Sleep,

Every child sooner or later will try to avoid one. They interrupt the best television shows, they normally follow lunch, and they are hard to avoid. Children learn to beg, plead, and bargain with their Mother over them. Every so often you might cross paths with a child who enjoys them, but that same child will like liver and onions also. You know there will not be many of those around. Children become experts in faking naps. They can hear the boards in the hallway floor creaking, and know exactly when to close those little eyes and act like they are in never never land. When that door shuts, the world comes alive again, the hot wheels reappear, the dolls start talking, bears start dancing, yes, they have become experts.

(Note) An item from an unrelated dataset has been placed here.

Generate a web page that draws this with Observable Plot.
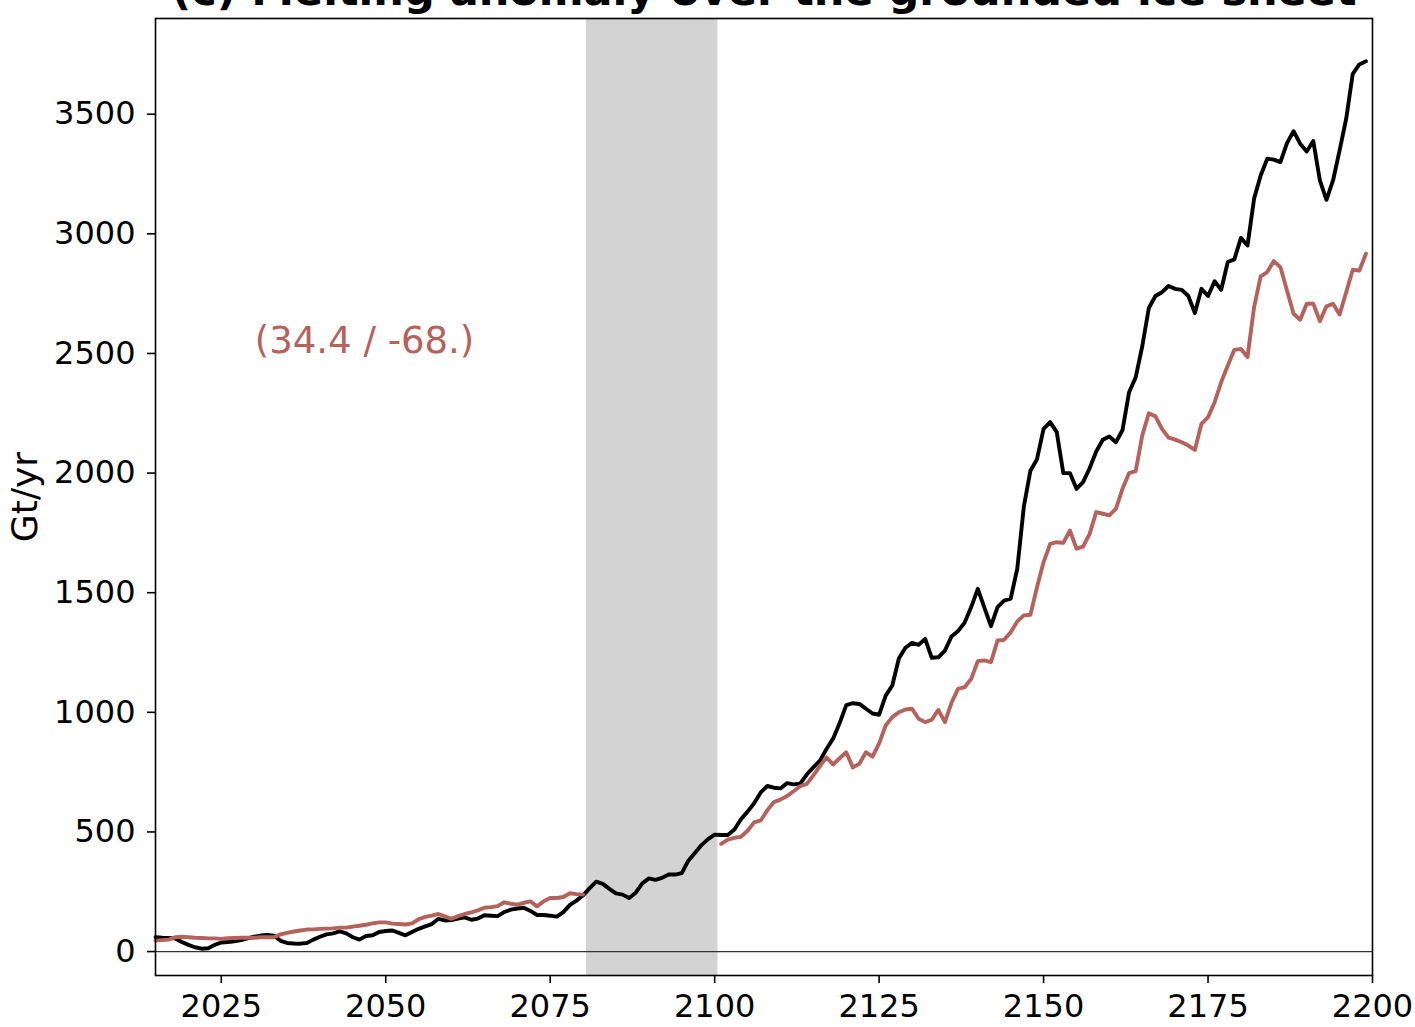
<!DOCTYPE html>
<html>
<head>
<meta charset="utf-8">
<script src="https://cdn.jsdelivr.net/npm/d3@7"></script>
<script src="https://cdn.jsdelivr.net/npm/@observablehq/plot@0.6"></script>
<style>
html, body { margin: 0; padding: 0; background: #fff; overflow: hidden; }
#wrap { position: relative; width: 1415px; height: 1027px; }
#title {
  position: absolute; left: 0; top: -31px; width: 1528px;
  text-align: center; font-family: "DejaVu Sans", sans-serif; font-weight: bold;
  font-size: 43px; line-height: 1; color: #000; white-space: nowrap; z-index: 2;
}
#chart { position: absolute; left: 0; top: 0; }
</style>
</head>
<body>
<div id="wrap">
  <div id="title"></div>
  <div id="chart"></div>
</div>
<script>
// ---- Data ----
const titleText = "(c) Melting anomaly over the grounded ice sheet";
const yLabel = "Gt/yr";
const annotationText = "(34.4 / -68.)";

const xTicks = [2025, 2050, 2075, 2100, 2125, 2150, 2175, 2200];
const yTicks = [0, 500, 1000, 1500, 2000, 2500, 3000, 3500];

// Shaded period
const bandStart = 2080.5;
const bandEnd = 2100.5;

// Black series: years 2015..2199
const blackStartYear = 2015;
const blackValues = [
  60, 58, 57, 55, 40, 28, 18, 12, 14, 28,
  38, 40, 43, 48, 55, 62, 67, 70, 66, 45,
  36, 34, 33, 36, 50, 62, 72, 76, 84, 76,
  60, 50, 65, 68, 82, 86, 88, 78, 68, 82,
  95, 105, 115, 137, 130, 132, 138, 143, 133, 138,
  152, 150, 148, 165, 175, 180, 183, 170, 153, 153,
  150, 146, 165, 195, 213, 235, 265, 292, 283, 262,
  243, 238, 224, 246, 285, 306, 300, 308, 322, 322,
  328, 380, 412, 445, 470, 489, 487, 487, 510, 553,
  585, 620, 665, 692, 685, 682, 704, 699, 702, 740,
  770, 798, 847, 890, 955, 1030, 1038, 1035, 1015, 995,
  990, 1070, 1112, 1225, 1270, 1290, 1282, 1307, 1228, 1230,
  1258, 1317, 1340, 1375, 1440, 1516, 1438, 1360, 1440, 1467,
  1475, 1600, 1860, 2010, 2058, 2185, 2213, 2171, 2000, 2000,
  1934, 1962, 2020, 2090, 2139, 2153, 2129, 2180, 2338, 2400,
  2530, 2690, 2740, 2756, 2782, 2770, 2766, 2740, 2669, 2770,
  2740, 2802, 2766, 2882, 2893, 2983, 2951, 3147, 3244, 3314,
  3310, 3300, 3379, 3429, 3377, 3344, 3388, 3223, 3142, 3223,
  3349, 3481, 3669, 3708, 3721
];

// Red series, first part: years 2015..2080
const redStartYear1 = 2015;
const redValues1 = [
  46, 48, 50, 60, 62, 60, 58, 57, 55, 55,
  53, 56, 57, 58, 58, 58, 60, 60, 60, 72,
  78, 84, 88, 92, 93, 95, 96, 97, 100, 100,
  104, 108, 112, 118, 122, 122, 117, 115, 113, 118,
  135, 145, 150, 157, 147, 137, 148, 157, 164, 172,
  183, 186, 190, 206, 200, 196, 204, 210, 189, 210,
  224, 224, 228, 244, 240, 238
];

// Red series, second part: years 2101..2199
const redStartYear2 = 2101;
const redValues2 = [
  450, 468, 475, 480, 505, 540, 548, 590, 625, 635,
  650, 670, 691, 701, 736, 775, 812, 782, 808, 833,
  770, 785, 833, 815, 870, 945, 980, 1000, 1012, 1015,
  973, 959, 969, 1010, 959, 1040, 1098, 1105, 1140, 1214,
  1217, 1210, 1300, 1303, 1335, 1380, 1405, 1408, 1523, 1628,
  1704, 1711, 1708, 1760, 1684, 1693, 1746, 1837, 1830, 1823,
  1851, 1934, 2000, 2008, 2157, 2250, 2237, 2185, 2148, 2140,
  2129, 2115, 2097, 2206, 2234, 2296, 2380, 2450, 2515, 2519,
  2485, 2694, 2822, 2840, 2886, 2861, 2763, 2666, 2641, 2708,
  2708, 2635, 2697, 2708, 2663, 2756, 2850, 2846, 2917
];

// ---- Build tables ----
const toRows = (start, vals) => vals.map((v, i) => ({year: start + i, value: v}));
const black = toRows(blackStartYear, blackValues);
const red1 = toRows(redStartYear1, redValues1);
const red2 = toRows(redStartYear2, redValues2);

const RED = "#b5625c";
const FONT = "DejaVu Sans, sans-serif";

document.getElementById("title").textContent = titleText;

const chart = Plot.plot({
  width: 1415,
  height: 1027,
  marginLeft: 155,
  marginRight: 43,
  marginTop: 18,
  marginBottom: 52,
  style: {fontFamily: FONT, fontSize: "32px", background: "white", color: "black", overflow: "hidden"},
  x: {domain: [2015, 2200]},
  y: {domain: [-100, 3900]},
  marks: [
    Plot.rect([{start: bandStart, end: bandEnd}], {x1: "start", x2: "end", fill: "#d3d3d3"}),
    Plot.ruleY([0], {stroke: "#333", strokeWidth: 1.1}),
    Plot.line(black, {x: "year", y: "value", stroke: "black", strokeWidth: 3.9}),
    Plot.line(red1, {x: "year", y: "value", stroke: RED, strokeWidth: 3.9}),
    Plot.line(red2, {x: "year", y: "value", stroke: RED, strokeWidth: 3.9}),
    Plot.axisX({ticks: xTicks, tickFormat: d => String(d), tickSize: 8, tickPadding: 11,
      strokeWidth: 1.6, fontSize: 32, label: null}),
    Plot.axisY({ticks: yTicks, tickFormat: d => String(d), tickSize: 8, tickPadding: 12,
      strokeWidth: 1.6, fontSize: 32, label: null}),
    Plot.frame({stroke: "black", strokeWidth: 1.6}),
    Plot.text([annotationText], {x: 2030.1, y: 2500, text: d => d, fill: RED, fontSize: 37,
      textAnchor: "start", lineAnchor: "bottom"}),
    Plot.text([yLabel], {frameAnchor: "left", dx: -130, dy: 0, rotate: -90, text: d => d,
      fontSize: 36, fill: "black", textAnchor: "middle", lineAnchor: "middle"})
  ]
});
document.getElementById("chart").appendChild(chart);
</script>
</body>
</html>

Picture yourself, your standing in the hallway, trying your best to sneak up, sneak a peak, catch that little criminal you call your child, faking a nap. Yes, and for once, you mutter out loud, “I wish he/she would just lay down for a little while.” The next thing you know, you have turned into your mother, hands on hips, threatening, using Dad coming home as a tool to get 15 minutes of peace and quiet. Yes, you are willing to settle for 15 minutes. Things change in a blurry hurry, don’t they?
Fast forward ten years, and you will see a totally different world. Most mornings start with doors opening, parents standing with hands on hips, raising of voices, and becoming frustrated. Teenagers love to sleep, they sleep in, causing them to be late for school. Once they get to class, some of them go back to sleep, and sleep till the next class. Things change in ten short years. They still fake naps on occasion, but now it is to get out of yard work or some other chore.
Fast forward another ten years, and again the world changes. The morning starts with the annoyance of an alarm clock, a wake up call, or someone waking you up to be somewhere at a certain time. Most mornings are started by coffee, or soft drinks intended to chase the cob webs of sleep away. Mid Morning brings another cup of coffee, followed by another after lunch. Coffee,the anti sleep liquid, costing $5 dollars or more a cup. Hey, it comes with a fancy name, and whipped cream on top, and you look cool drinking it.
Fast forward ten more years, your sitting in the hospital waiting for the news. You can barely keep your eyes open, but your afraid to fall asleep. Your baby is having a baby, and you have been in this little waiting room with those people(in laws) for 12 hours. The occasion nod off is interrupted by a new arrival to the room, and another full length explanation of why it is taking so long, by your daughters friend who has that voice, you know the one. Finally after 14 hours the baby comes, everybody and everything are okay, and everyone goes their separate ways for some sleep, a nap, a snooze. Yes we all have our own names for it, for them.
Fast forward another ten years. Comments like, “Shhhh, Grandpa is napping, you have to use your inside voice.” The daily nap has become a ritual again. Without it, you have become the grumpy old guy down the street when you were a kid. You don’t fight, you look forward to it, it is a prize for getting old.
I was giving the whole sleep thing some thought, and I realized I had questions about it. What classifies as a nod off, a nap, a power nap, a snooze, and when do these things turn into sleep. So I asked around, everyone had a different answer, different opinion, but one thing in common. They all like sleeping.
A nod off, an unintentional, momentary fall into a light sleep. Lasting from a few seconds to a few minutes, can be interrupted by a cough, a sneeze, a book dropping or in some cases a car wreck. A nod off is not a good sleep, but hard to avoid all together. Limited in time to one minute or less.
A doze off, an unintentional 3 to 5 minutes of light sleep, usually do to boredom, normally with no good results.
A power nap, a short, quick, few minutes of sleep, often energizing the recipient for the rest of the day.
Limited to less the 30 minutes, more commonly 15 minutes.
A nap, a longer, deeper, more complete sleep, the cause of many parents stress, and used as an excuse to avoid yard work or chores by those older and more experienced. Limited to 2 hours or less.
Sleep, 3 or more hours of uninterrupted deep sleep, some will argue the lower end is just a nap, but in reality it is sleep. You awaken energized and ready to go.
Passing out, normally 6 hours or more, induced by over celebrating, and ending with a headache.
These are the things I discovered when asking about sleep and naps, virtually everyone has a different opinion of how long, how much, and how often, but most agree, they wish they had those childhood naps back. They would all take them now as adults.